Life is Messy

Life is messy. It’s always messy. But it’s still amazing. Over the past week or so we’ve done so much with our children, their love tanks are filling up, and everyone smiling more. But we have few pictures to show for it most days, and I’m tired. Happy, but tired.

I have 4 children that are teething right now, and a toddler that’s giving up naps, this means I’ve gotten an average of 4 hours of sleep a night. I’m tired.  Two days in a row my children managed to wear their good shoes into a creek. Today one of them may have tried using it to catch a fish. They caught fresh water shrimp (or is it prawn?) instead. At lunch we sat down as a family and talked about our interests. Turns out today we (I mean the children obviously) were interested in earthworm poop. We learned a lot about earthworm poop.

Later, my SIL ran out of safe (gluten and corn-free) food colouring, so I offered to make some for her. And said I could make the frosting for cupcakes for our niece’s party too. But I burnt my cabbage water. Do you know what burnt cabbage water smells like? Yeah, you don’t want to know. Also, if you boil cabbage juice down enough, it no longer has pH changing  properties, but it does puff up like a sponge when baking soda is added. #science

We have a sweet puppy named Chester, well, by ‘puppy’ I mean giant dog that some might consider extra large with a super sized bark. The only problem is up until a couple weeks ago he couldn’t walk on a leash to save his life, and worse yet, he’s leash reactive. So he’s okay, until he sees another dog, then watch out! Pretty much our entire neighbourhood is terrified of him. It’s great. (*sarcasm*) But we’ve hired several different trainers, and so far each one has made our situation worse. We went from a dog that pulled, to one that was reactive, to one that was aggressive. Yay. (*more sarcasm with an extra eye roll*)

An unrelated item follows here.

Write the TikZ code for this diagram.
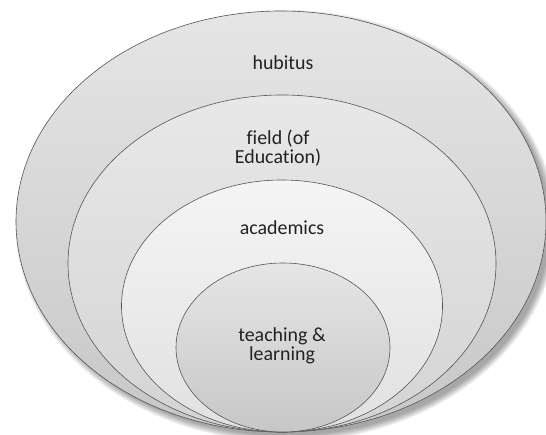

But don’t worry. I decided that if gentle parenting is best for humans, than it must be for dogs too. So I changed things up a bit and decided I’d treat Chester like a toddler. I began rewarding him when he did what I wanted, and basically ignored all other behaviour. It only took a couple days and he began walking on his leash so much better than before. Yesterday we saw 6 other dogs on our walk, and he didn’t take off on me or drag me into the street!! Yay! Not getting run over is a good thing!

In 3 weeks the improvement has been huge! I actually like our dog again, which is a really good thing, because when he’s at home he’s the sweetest dog with the silliest sense of humour!

On the bright side, I’ve been up to my elbows in dirt for the past several days helping the girls plant their gardens. We only have a few more things to plant before we’re done. I’m hoping to get that finished tomorrow. Then we’ll post pictures. The girls are so proud of their hard work!

I have several posts I’d like to work on, I have so many things I want to write about, but my brain stopped working a couple days ago. Tonight I’m playing WOW and spending time with Ryan. And by spending time with Ryan, I mean we’re in the same room as each other and no children are screaming at us. We could talk if we wanted. But my brain forgot what I wanted to talk to him about hours ago. I may also be wishing Kombucha was wine.

4 Comments Add yours

  1. Bronwen Lee says:

    We have that big dog, that looks and sounds terrifying. I get it. FYI, ignore the bad and reward the good works for most all species regardless of age.


    1. That’s what we thought to begin with, but everyone insisted that we didn’t know anything,a nd we should trust the experienced dog trainers when we got our dog. Every single problem our dog has is because we listened to dog trainers who told us we had to be alpha or otherwise physically control our dog.

      It wasn’t until we decided enough was enough and began treating our dog with respect that he began shining. I feel so badly for the way we treated him before. But at least he’s feeling loved now!


  2. Oh my goodness you could be talking about one of my dogs! Any tips would be amazing (currently trying a head collar – he is a mastiff/lab/shep mix!) Also our ‘good’ shoes in the stream have been drying out for a week! All in the name of unschooling 🙂


    1. If you google ‘leash reactive dog’ you’ll find tons of articles with good advice. What I began doing first was starting at home, I’d call him, have him sit, but instead of just giving him a treat, I’d hold the treat in my closed fist in front of him, until he looked me in the eyes. As soon as he looked at me, I’d open my fist and say ‘Watch Me’. We did this a few times at home. Then added it into our walks.

      When we see a dog on our walks (his trigger), I wait until he sees the trigger, reward him every time he looks at me, and before he gets to the reactive phase, I change directions away from the dog, calling him and rewarding him. I generally act big and goofy, “Come on Chester, come here!” and bounce and jump because he loves that and he’d rather play with me, than chase a dog.

      I want him focused on me at all times. I reward him for focusing on me.

      In order to keep him focused on me, I spend his walks ‘training’ as well. I ask him to sit, heel, change directions, change speeds. I take different routes than normal. The more he focuses on me, the less he reacts to other dogs.

      But as he focuses on me, I focus on him. I don’t want to let him get worked up and react. I want to always step in and tell him what to do (change directions) before he reacts to a trigger.